Notre travail a consisté à montrer l’importance de l’implication des citoyens dans la résolution des crises économiques, à travers leurs propositions de politiques alternatives. Toutefois, des limites existent au fait de consulter les citoyens sur toutes les décisions, car certains sujets sont particulièrement complexes, dans les domaines de l’économie comme de la politique internationale. Tous les citoyens n’ont pas forcément les outils pour comprendre ou pour analyser correctement les situations qui les préoccupent. On ne peut pas attendre de tous les citoyens d’être des « experts ». Ils peuvent être victimes d’informations erronées ou partisanes de la part des réseaux sociaux et des médias, qui eux même appartiennent souvent à des groupements d’intérêts. Le citoyen, pour ne pas dire l’électeur, est par conséquent manipulable, rendant certaines de ces propositions peu fiables.

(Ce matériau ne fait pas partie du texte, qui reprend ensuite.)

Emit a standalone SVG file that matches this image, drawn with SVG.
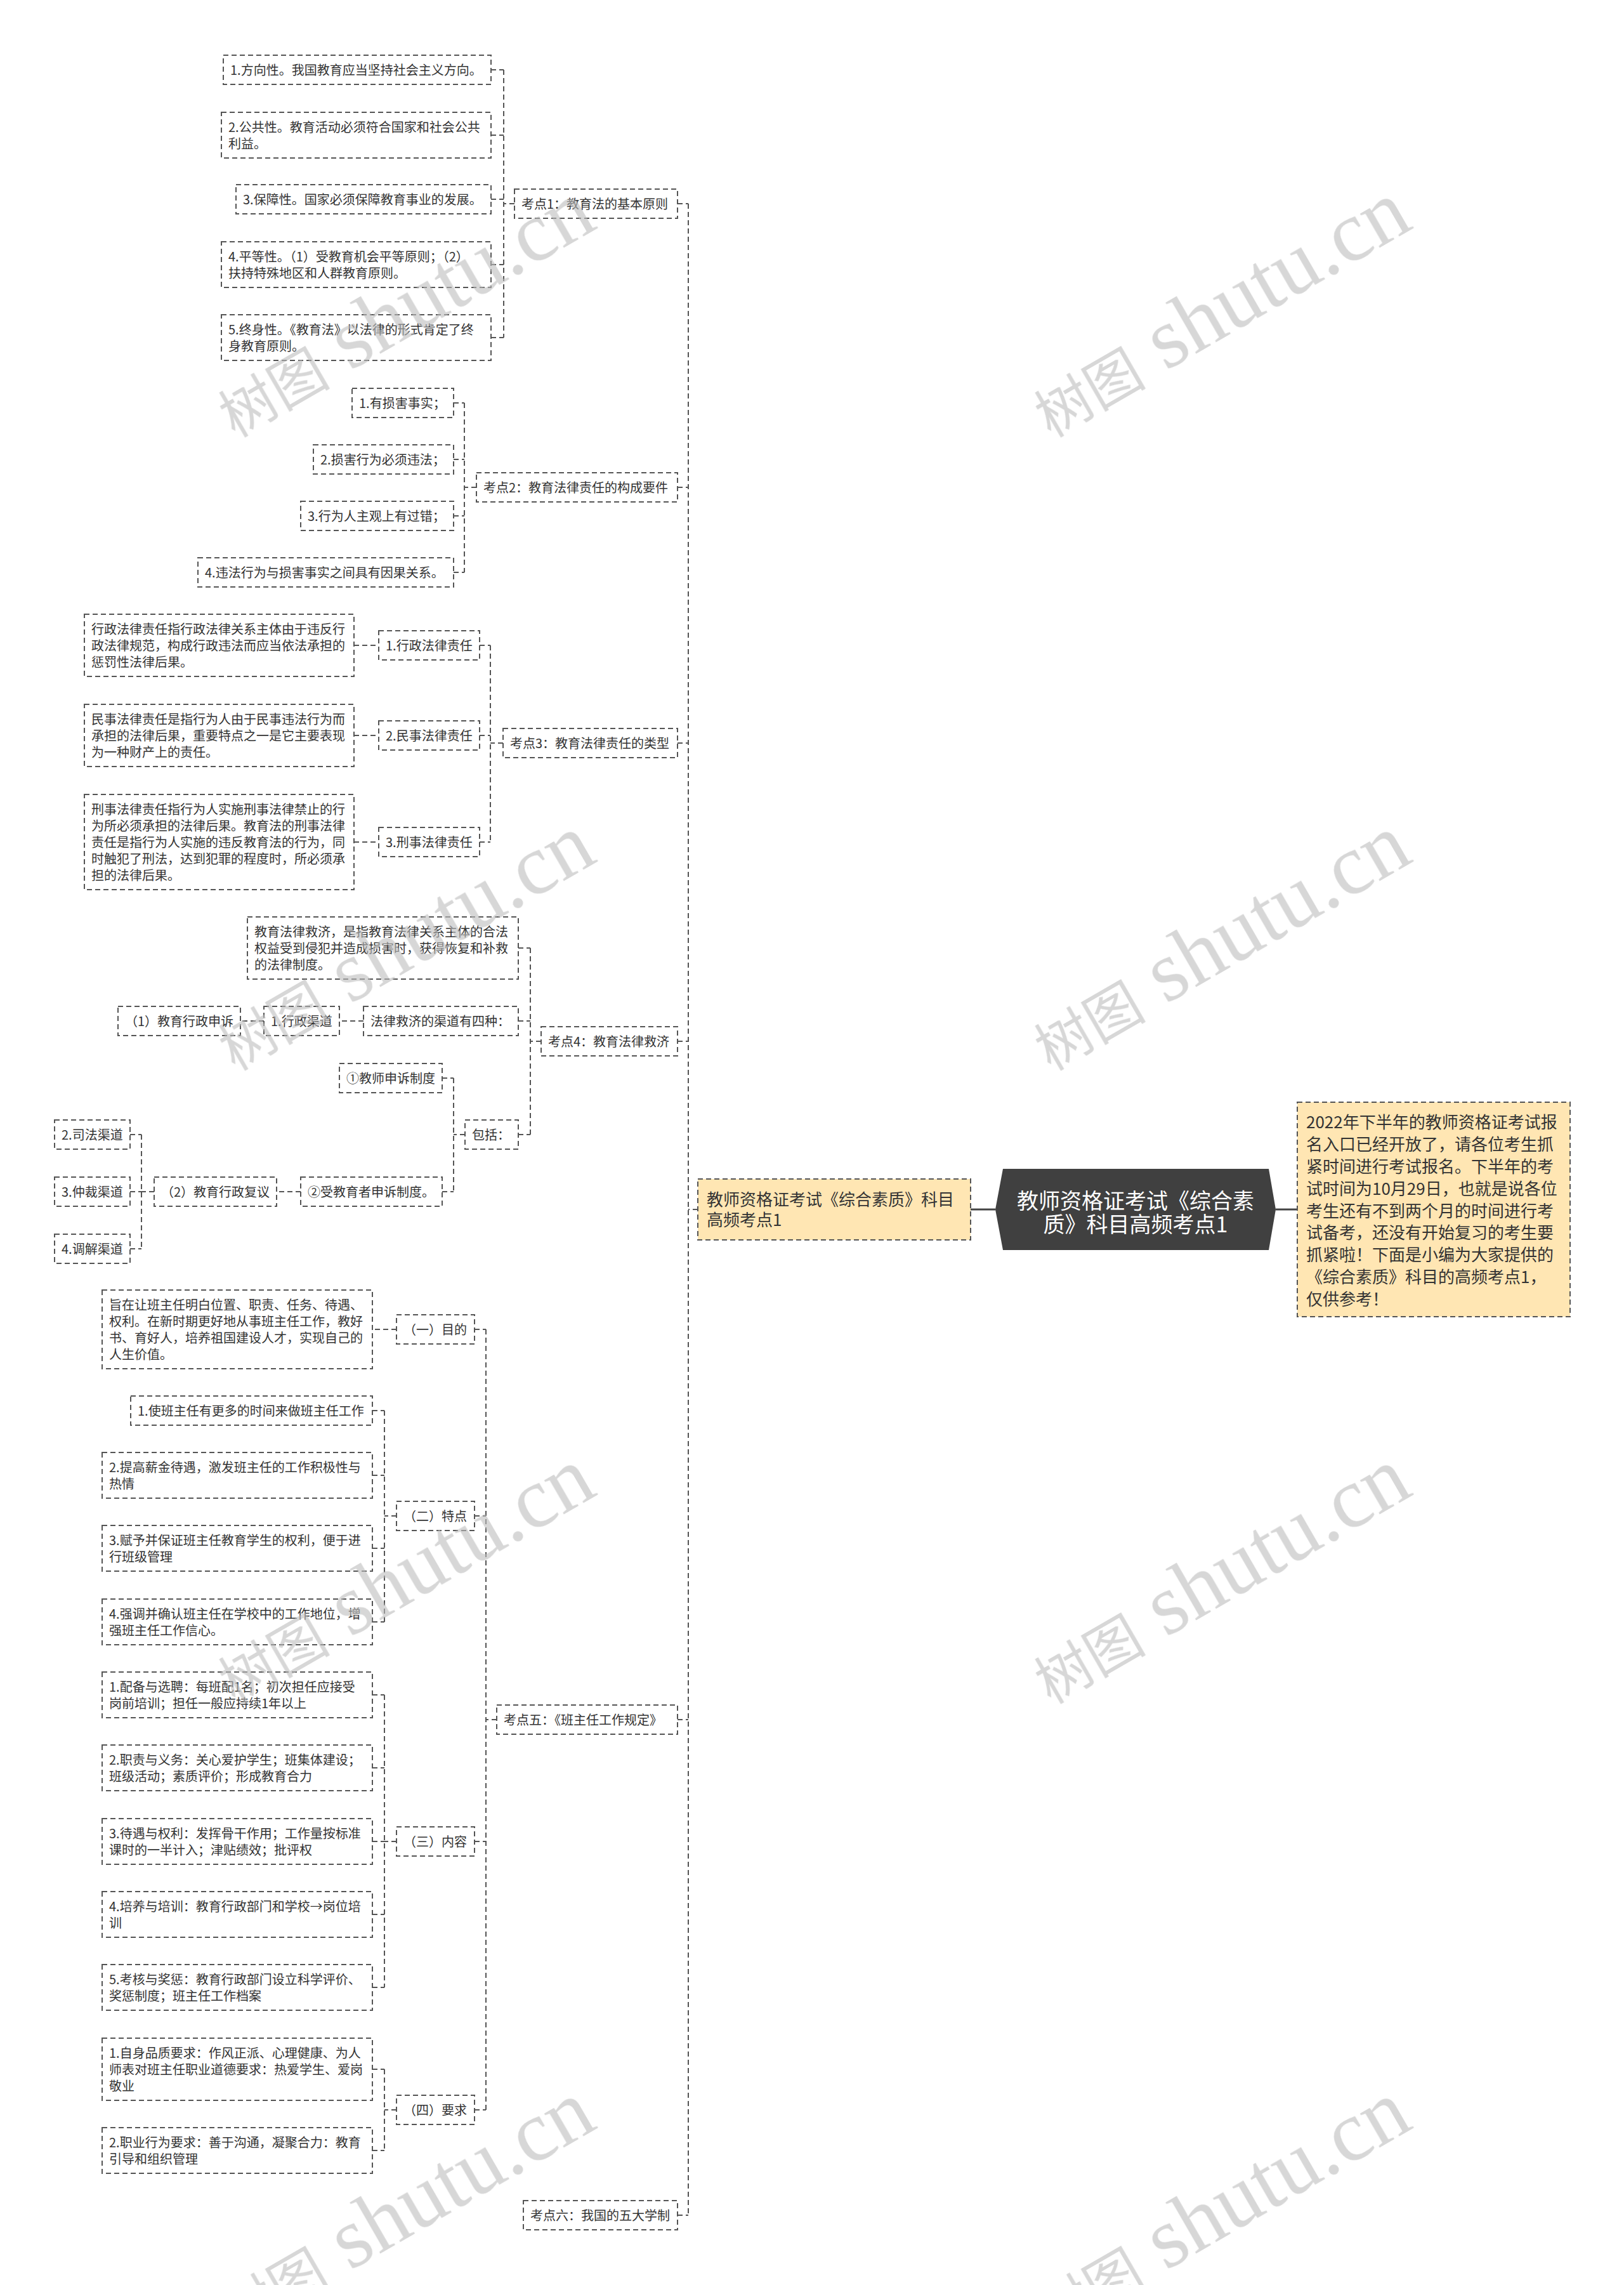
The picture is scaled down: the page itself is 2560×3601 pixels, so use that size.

Pour proposer des politiques alternatives concrètes et efficaces, il est nécessaire que les citoyens aient accès à des sources d’informations variées et objectives. Les principaux canaux d’information sont maintenant les réseaux sociaux, qui malheureusement sont souvent parasités par des informations douteuses généralement issues d’une presse non référencée, donc non vérifiable, et par les commentaires d’individus plus intéressés à faire le buzz sur internet qu’à exprimer correctement une opinion sensée. Les médias généralistes quant à elles (presse, radio, télévision, internet…) sont aussi souvent détenues par des groupes privés destinés à créer de l’influence. On peut alors se demander quel est le rôle et la qualité de ces moyens d’informations dans une démocratie moderne comme la nôtre.